By Rachie Lewis
What’s the definition of racism? With Boston-based AVODAH Alumni and members of Moishe Kavod House gathered around, Abigail Ortiz, Director of Community Health Programs at the Southern Jamaica Plain Health Center began by defining racism as “a system of advantage based on race” – a system characterized not just by the intentions of individuals, but primarily by the impacts of individual and institutional actions. Abigail went further to illuminate the importance of tagging discussions about racism not just as about “anti-racism,” but about “racial justice.”
The AVODAH experience does not end when corps members move out of the Bayit. The AVODAH network continues to build skills in partnership with others wherever they end up around the world. In this case, supported by AVODAH, Boston-based alumni initiated a partnership with Moishe Kavod House and invited Abigail Ortiz to do a workshop on ‘racial justice’: the idea of a shared vision of restructuring policies that create the inequity that takes its form in resources white folks have access to that black and Latino folks often don’t.
As a group Alumni, and friends who are also working for a more just world, discussed how language (and narratives) are coded. How terms like “inner-city”, “urban,” and “at-risk,” are all code for black and brown folks. We have graduated racial terminology for these phrases so it seems like we are not talking about race, but of course, that is at the very foundation of the judgments we make and the way we convey them in public.

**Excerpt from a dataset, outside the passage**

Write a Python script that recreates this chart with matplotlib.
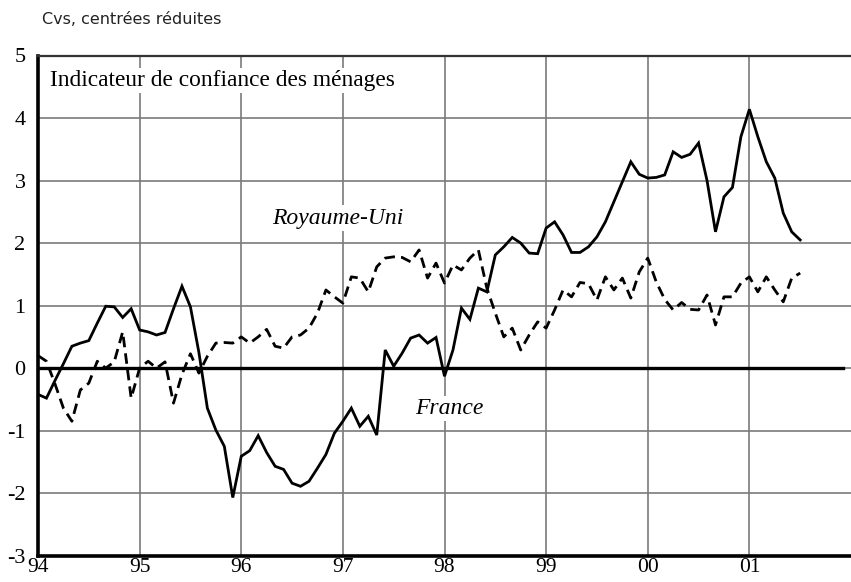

To illustrate this, our group looked at four versions of the same news story to see how those codes place blame and victimize different involved parties when things go wrong. Key to racial justice is gaining this awareness about how language impacts our assumptions and understandings as individuals, and on a more macro scale, how language can have practical policy outcomes that deny access to black and Latino folks.
The conversation begins with the awareness and will hopefully inspire action in Boston and in AVODAH communities beyond, as we seed these ideas around the country.
What codes do you notice in language? What have you read recently that challenged or reinforced racial injustice?
Rachie Lewis was an AVODAH corps member in New Orleans in 2009-2010 placed at Orleans Public Defenders. After her corps year, she studied Jewish traditional text at Yeshivat Hadar, a wonderful institution in NYC. After Hadar she participated in the Jewish Organizing Initiative, working as a community organizer for the Massachusetts Senior Action Council in Boston.